From St. Patrick’s Cathedral in New York to the Notre Dame Basilica in Montreal, many Roman Catholic churches I’ve seen in various cities are often beautiful buildings.
The Cathedral of Saint Paul in Minnesota is no exception.
Having been raised in the Catholic Church, it’s always nice to be able to admire gorgeous works of architecture while feeling comfortable in something familiar. But it’s also an added bonus to learn about the stories behind each church.
This historic cathedral is responsible for why this half of the Twin Cities adopted the name Saint Paul.
Until 1841, the city was known as Pig’s Eye Landing. That all changed in 1841 when Father Lucien Galtier, the first Catholic priest in the area, donated his log chapel to Saint Paul and requested that the area take on that name.
Today, the Cathedral of Saint Paul is the center of the Archdiocese of Saint Paul and Minneapolis, and about 1,000 households call it their home parish. It’s also the fourth building known to have that name. You can read more about the cathedral here.
In addition to the history, the Beaux Arts architecture of the cathedral is amazing. The exterior of the building – specifically its most distinct feature, a 120-foot-wide dome – caught my eye while I was on my way to another place in the city. The dome can be seen from various locations in Saint Paul, including from the top of the Landmark Center. The version of Saint Paul Cathedral that exists today was completed in 1941 and can seat 3,000 people.

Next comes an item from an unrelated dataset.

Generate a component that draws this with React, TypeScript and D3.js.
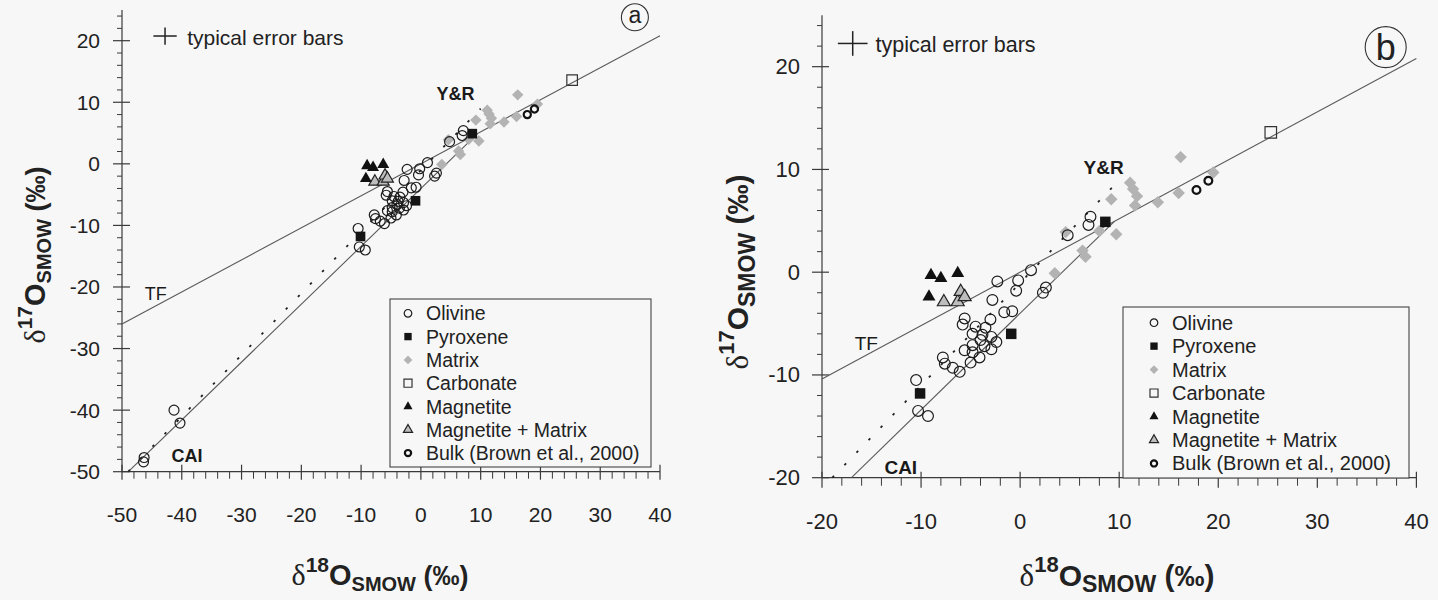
import { useEffect, useRef } from "react";
import * as d3 from "d3";

type Pt = [number, number];

// [δ18O, δ17O] in ‰ SMOW
const olivine: Pt[] = [
  [7.1, 5.4], [6.9, 4.6], [4.8, 3.6], [1.1, 0.2], [-0.2, -0.8], [-2.3, -0.9],
  [-0.4, -1.8], [2.6, -1.5], [2.3, -2.0], [-2.8, -2.7], [-1.6, -3.9], [-0.8, -3.8],
  [-5.6, -4.5], [-5.8, -5.1], [-3.0, -4.6], [-4.5, -5.3], [-3.5, -5.4], [-4.8, -6.0],
  [-3.8, -6.1], [-4.0, -6.6], [-2.9, -6.3], [-2.4, -6.8], [-4.8, -7.1], [-5.6, -7.6],
  [-4.8, -7.8], [-3.6, -7.2], [-2.9, -7.5], [-4.1, -8.3], [-5.0, -8.8], [-7.8, -8.3],
  [-7.6, -8.9], [-6.8, -9.3], [-6.1, -9.7], [-10.5, -10.5], [-10.3, -13.5], [-9.3, -14.0],
  [-41.3, -40.0], [-40.3, -42.1], [-46.3, -47.7], [-46.4, -48.4],
];
const pyroxene: Pt[] = [[-10.1, -11.8], [-0.9, -6.0], [8.6, 4.9]];
const matrix: Pt[] = [
  [16.2, 11.2], [19.5, 9.7], [16.0, 7.7], [13.9, 6.8], [11.1, 8.7], [11.4, 8.1],
  [11.8, 7.4], [11.6, 6.5], [9.2, 7.1], [9.7, 3.7], [8.0, 4.0], [6.3, 2.1],
  [6.6, 1.5], [4.6, 3.9], [3.5, -0.1],
];
const carbonate: Pt[] = [[25.3, 13.6]];
const magnetite: Pt[] = [[-9.0, -0.3], [-8.0, -0.6], [-6.3, -0.1], [-9.2, -2.4]];
const magnetiteMatrix: Pt[] = [[-7.7, -2.9], [-6.3, -2.9], [-6.0, -1.9], [-5.6, -2.4]];
const bulk: Pt[] = [[17.8, 8.0], [19.0, 8.9]];

const legendLabels = [
  "Olivine", "Pyroxene", "Matrix", "Carbonate", "Magnetite",
  "Magnetite + Matrix", "Bulk (Brown et al., 2000)",
];

const xTicksA = [-50, -40, -30, -20, -10, 0, 10, 20, 30, 40];
const yTicksA = [-50, -40, -30, -20, -10, 0, 10, 20];
const xTicksB = [-20, -10, 0, 10, 20, 30, 40];
const yTicksB = [-20, -10, 0, 10, 20];

// reference lines: δ17O = slope * δ18O + intercept
const refLines = [
  { name: "TF", slope: 0.52, intercept: 0, xEnd: 40, dotted: false },
  { name: "CAI", slope: 0.94, intercept: -4.0, xEnd: 9.52, dotted: false },
  { name: "Y&R", slope: 1.0, intercept: -1.04, xEnd: 10, dotted: true },
];

const FONT = "'Liberation Sans', Arial, sans-serif";
const SERIF = "'Liberation Serif', 'Times New Roman', serif";

const styles: Record<string, any> = {
  olivine: { shape: "circle", size: 5.4, fill: "none", stroke: "#1c1c1c", sw: 1.2 },
  pyroxene: { shape: "square", size: 10.5, fill: "#141414", stroke: "none", sw: 0 },
  matrix: { shape: "diamond", size: 8.8, fill: "#b3b3b3", stroke: "none", sw: 0 },
  carbonate: { shape: "square", size: 11.5, fill: "none", stroke: "#333", sw: 1.2 },
  magnetite: { shape: "triangle", size: 13, fill: "#111", stroke: "none", sw: 0 },
  magnetiteMatrix: { shape: "triangle", size: 13, fill: "#bdbdbd", stroke: "#222", sw: 1.2 },
  bulk: { shape: "circle", size: 3.9, fill: "none", stroke: "#111", sw: 2.2 },
};

const legendKeys = ["olivine", "pyroxene", "matrix", "carbonate", "magnetite", "magnetiteMatrix", "bulk"];
const drawOrder: [string, Pt[]][] = [
  ["matrix", matrix], ["olivine", olivine], ["carbonate", carbonate], ["bulk", bulk],
  ["magnetiteMatrix", magnetiteMatrix], ["magnetite", magnetite], ["pyroxene", pyroxene],
];

const panels = [
  {
    id: "a", xDomain: [-50, 40], yDomain: [-50, 25],
    left: 122, right: 660, bottom: 471.7, top: 9.9,
    xTicks: xTicksA, yTicks: yTicksA, markerScale: 0.92,
    tickFont: 21, xLabelDy: 50, tickUp: 7, tickDown: 8, minorLen: 7, yTickOut: 9, yTickIn: 8,
    labels: [
      { text: "TF", x: -46.2, y: -22.1, bold: false, size: 18 },
      { text: "Y&R", x: 2.6, y: 10.4, bold: true, size: 18 },
      { text: "CAI", x: -41.7, y: -48.5, bold: true, size: 18 },
    ],
    err: { x: -42.8, y: 20.76, dx: 1.95, dy: 1.4, tx: -39.1, ty: 19.3, size: 21 },
    letter: { x: 35.8, y: 23.8, r: 13.5, size: 23, dy: 0.26 },
    legend: { x: 390, y: 299, w: 261, h: 168, row0: 313.3, step: 23.3, symX: 408, textX: 426, size: 19.5 },
    xTitle: { cx: 380, y: 585, sup: "18", d: 30, s: 21, o: 29, sub: 20, p: 27, supDy: 13, subDy: 6 },
    yTitle: { cx: 45, cy: 255, sup: "17", d: 30, s: 21, o: 29, sub: 20, p: 27, supDy: 13, subDy: 6 },
  },
  {
    id: "b", xDomain: [-20, 40], yDomain: [-20, 25],
    left: 822, right: 1416.4, bottom: 477.7, top: 15.3,
    xTicks: xTicksB, yTicks: yTicksB, markerScale: 1.0,
    tickFont: 22, xLabelDy: 51, tickUp: 6, tickDown: 10, minorLen: 8, yTickOut: 10, yTickIn: 7,
    labels: [
      { text: "TF", x: -16.7, y: -7.6, bold: false, size: 19 },
      { text: "Y&R", x: 6.4, y: 9.6, bold: true, size: 19 },
      { text: "CAI", x: -13.7, y: -19.6, bold: true, size: 19 },
    ],
    err: { x: -16.9, y: 22.26, dx: 1.5, dy: 1.2, tx: -14.6, ty: 21.4, size: 21.5 },
    letter: { x: 36.9, y: 21.9, r: 20.5, size: 36, dy: 0.36 },
    legend: { x: 1123, y: 307, w: 286, h: 171, row0: 322.7, step: 23.45, symX: 1154, textX: 1172, size: 20 },
    xTitle: { cx: 1117, y: 586, sup: "18", d: 31, s: 22, o: 30, sub: 23, p: 30, supDy: 14, subDy: 6 },
    yTitle: { cx: 748, cy: 272, sup: "17", d: 31, s: 22, o: 30, sub: 23, p: 30, supDy: 14, subDy: 7 },
  },
];

function shapePath(shape: string, size: number) {
  if (shape === "circle") return d3.symbol().type(d3.symbolCircle).size(Math.PI * size * size)();
  if (shape === "triangle") return d3.symbol().type(d3.symbolTriangle).size((Math.sqrt(3) / 4) * size * size)();
  return d3.symbol().type(d3.symbolSquare).size(size * size)();
}

function drawMarker(sel: any, key: string, k: number) {
  const st = styles[key];
  sel
    .attr("d", shapePath(st.shape, st.size * k))
    .attr("fill", st.fill)
    .attr("stroke", st.stroke)
    .attr("stroke-width", st.sw);
}

function titleText(g: any, t: any) {
  const txt = g.append("text").attr("fill", "#222").attr("font-family", FONT);
  txt.append("tspan").attr("font-family", SERIF).attr("font-size", t.d).text("δ");
  txt.append("tspan").attr("font-size", t.s).attr("font-weight", "bold").attr("dy", -t.supDy).text(t.sup);
  txt.append("tspan").attr("font-size", t.o).attr("font-weight", "bold").attr("dy", t.supDy).text("O");
  txt.append("tspan").attr("font-size", t.sub).attr("font-weight", "bold").attr("dy", t.subDy).text("SMOW");
  txt.append("tspan").attr("font-size", t.p).attr("font-weight", "bold").attr("dy", -t.subDy).text(" (‰)");
  return txt;
}

function drawPanel(svg: any, p: any) {
  const [xmin, xmax] = p.xDomain;
  const [ymin, ymax] = p.yDomain;
  const x = d3.scaleLinear().domain(p.xDomain).range([p.left, p.right]);
  const y = d3.scaleLinear().domain(p.yDomain).range([p.bottom, p.top]);
  const g = svg.append("g").attr("class", "panel-" + p.id);
  const axisColor = "#3a3a3a";

  // axes
  g.append("line").attr("x1", x(xmin)).attr("x2", x(xmax)).attr("y1", y(ymin)).attr("y2", y(ymin))
    .attr("stroke", axisColor).attr("stroke-width", 1.2);
  g.append("line").attr("x1", x(xmin)).attr("x2", x(xmin)).attr("y1", y(ymin)).attr("y2", y(ymax))
    .attr("stroke", axisColor).attr("stroke-width", 1.2);

  const xMinor = d3.range(xmin + 2, xmax, 2).filter(v => v % 10 !== 0);
  const yMinor = d3.range(ymin + 2, ymax, 2).filter(v => v % 10 !== 0);

  g.selectAll(".xmaj").data(p.xTicks).join("line").attr("class", "xmaj")
    .attr("x1", (d: number) => x(d)).attr("x2", (d: number) => x(d))
    .attr("y1", y(ymin) - p.tickUp).attr("y2", y(ymin) + p.tickDown)
    .attr("stroke", axisColor).attr("stroke-width", 1.2);
  g.selectAll(".xmin").data(xMinor).join("line").attr("class", "xmin")
    .attr("x1", (d: number) => x(d)).attr("x2", (d: number) => x(d))
    .attr("y1", y(ymin)).attr("y2", y(ymin) + p.minorLen)
    .attr("stroke", axisColor).attr("stroke-width", 1);
  g.selectAll(".xlab").data(p.xTicks).join("text").attr("class", "xlab")
    .attr("x", (d: number) => x(d)).attr("y", y(ymin) + p.xLabelDy)
    .attr("text-anchor", "middle").attr("font-family", FONT).attr("font-size", p.tickFont)
    .attr("fill", "#222").text((d: number) => String(d));

  g.selectAll(".ymaj").data(p.yTicks).join("line").attr("class", "ymaj")
    .attr("x1", x(xmin) - p.yTickOut).attr("x2", x(xmin) + p.yTickIn)
    .attr("y1", (d: number) => y(d)).attr("y2", (d: number) => y(d))
    .attr("stroke", axisColor).attr("stroke-width", 1.2);
  g.selectAll(".ymin").data(yMinor).join("line").attr("class", "ymin")
    .attr("x1", x(xmin) - 5).attr("x2", x(xmin))
    .attr("y1", (d: number) => y(d)).attr("y2", (d: number) => y(d))
    .attr("stroke", axisColor).attr("stroke-width", 1);
  g.selectAll(".ylab").data(p.yTicks).join("text").attr("class", "ylab")
    .attr("x", x(xmin) - 22).attr("y", (d: number) => y(d) + 7.5)
    .attr("text-anchor", "end").attr("font-family", FONT).attr("font-size", p.tickFont)
    .attr("fill", "#222").text((d: number) => String(d));

  // reference lines
  refLines.forEach(l => {
    const x0 = Math.max(xmin, (ymin - l.intercept) / l.slope);
    const x1 = Math.min(l.xEnd, xmax);
    g.append("line")
      .attr("x1", x(x0)).attr("y1", y(l.slope * x0 + l.intercept))
      .attr("x2", x(x1)).attr("y2", y(l.slope * x1 + l.intercept))
      .attr("stroke", l.dotted ? "#222" : "#5a5a5a")
      .attr("stroke-width", l.dotted ? 1.8 : 1.1)
      .attr("stroke-dasharray", l.dotted ? "2.5 14.9" : null);
  });

  // data points
  const inside = (d: Pt) => d[0] >= xmin && d[0] <= xmax && d[1] >= ymin && d[1] <= ymax;
  drawOrder.forEach(([key, data]) => {
    const st = styles[key];
    g.selectAll(".pt-" + key).data(data.filter(inside)).join("path").attr("class", "pt-" + key)
      .attr("transform", (d: Pt) => `translate(${x(d[0])},${y(d[1])})${st.shape === "diamond" ? " rotate(45)" : ""}`)
      .call((s: any) => drawMarker(s, key, p.markerScale));
  });

  // line labels
  g.selectAll(".lbl").data(p.labels).join("text").attr("class", "lbl")
    .attr("x", (d: any) => x(d.x)).attr("y", (d: any) => y(d.y))
    .attr("font-family", FONT).attr("font-size", (d: any) => d.size)
    .attr("font-weight", (d: any) => (d.bold ? "bold" : "normal"))
    .attr("fill", "#1a1a1a").text((d: any) => d.text);

  // typical error bars
  const e = p.err;
  g.append("line").attr("x1", x(e.x - e.dx)).attr("x2", x(e.x + e.dx)).attr("y1", y(e.y)).attr("y2", y(e.y))
    .attr("stroke", "#222").attr("stroke-width", 1.5);
  g.append("line").attr("x1", x(e.x)).attr("x2", x(e.x)).attr("y1", y(e.y - e.dy)).attr("y2", y(e.y + e.dy))
    .attr("stroke", "#222").attr("stroke-width", 1.5);
  g.append("text").attr("x", x(e.tx)).attr("y", y(e.ty))
    .attr("font-family", FONT).attr("font-size", e.size).attr("fill", "#222").text("typical error bars");

  // panel letter
  const L = p.letter;
  g.append("circle").attr("cx", x(L.x)).attr("cy", y(L.y)).attr("r", L.r)
    .attr("fill", "none").attr("stroke", "#333").attr("stroke-width", 1.1);
  g.append("text").attr("x", x(L.x)).attr("y", y(L.y) + L.dy * L.size)
    .attr("text-anchor", "middle").attr("font-family", FONT).attr("font-size", L.size)
    .attr("fill", "#222").text(p.id);

  // legend
  const lg = p.legend;
  g.append("rect").attr("x", lg.x).attr("y", lg.y).attr("width", lg.w).attr("height", lg.h)
    .attr("fill", "#f7f7f7").attr("stroke", "#444").attr("stroke-width", 1.1);
  const rows = g.selectAll(".leg").data(legendKeys).join("g").attr("class", "leg")
    .attr("transform", (_: string, i: number) => `translate(0,${lg.row0 + i * lg.step})`);
  rows.append("path")
    .attr("transform", (k: string) => `translate(${lg.symX},0)${styles[k].shape === "diamond" ? " rotate(45)" : ""}`)
    .each(function (this: any, k: string) {
      drawMarker(d3.select(this), k, k === "bulk" ? 0.8 : 0.7);
    });
  rows.append("text").attr("x", lg.textX).attr("y", 7)
    .attr("font-family", FONT).attr("font-size", lg.size).attr("fill", "#222")
    .text((_: string, i: number) => legendLabels[i]);

  // axis titles
  titleText(g, p.xTitle).attr("x", p.xTitle.cx).attr("y", p.xTitle.y).attr("text-anchor", "middle");
  titleText(g, p.yTitle).attr("text-anchor", "middle")
    .attr("transform", `translate(${p.yTitle.cx},${p.yTitle.cy}) rotate(-90)`);
}

export default function App() {
  const svgRef = useRef<SVGSVGElement>(null);

  useEffect(() => {
    const svg = d3.select(svgRef.current);
    svg.selectAll("*").remove();
    svg.append("rect").attr("width", 1438).attr("height", 600).attr("fill", "#f7f7f7");
    panels.forEach(p => drawPanel(svg, p));
  }, []);

  return (
    <svg
      ref={svgRef}
      width={1438}
      height={600}
      style={{ position: "absolute", left: 0, top: 0 }}
    />
  );
}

When I came in, there was a mass going on so I didn’t get to go up close to the sanctuary, but it’s the focal point of the cathedral and features six columns made of black and gold marble that weigh nearly eight tons, and a painting of the Holy Spirit, among other things. At the altar, there are seven bronze grilles, and there’s beautiful stained glass placed throughout the building, including on the domes.
The Cathedral Saint Paul is free to visit with ample parking for visitors who drive. It’s also easily accessible via public transit.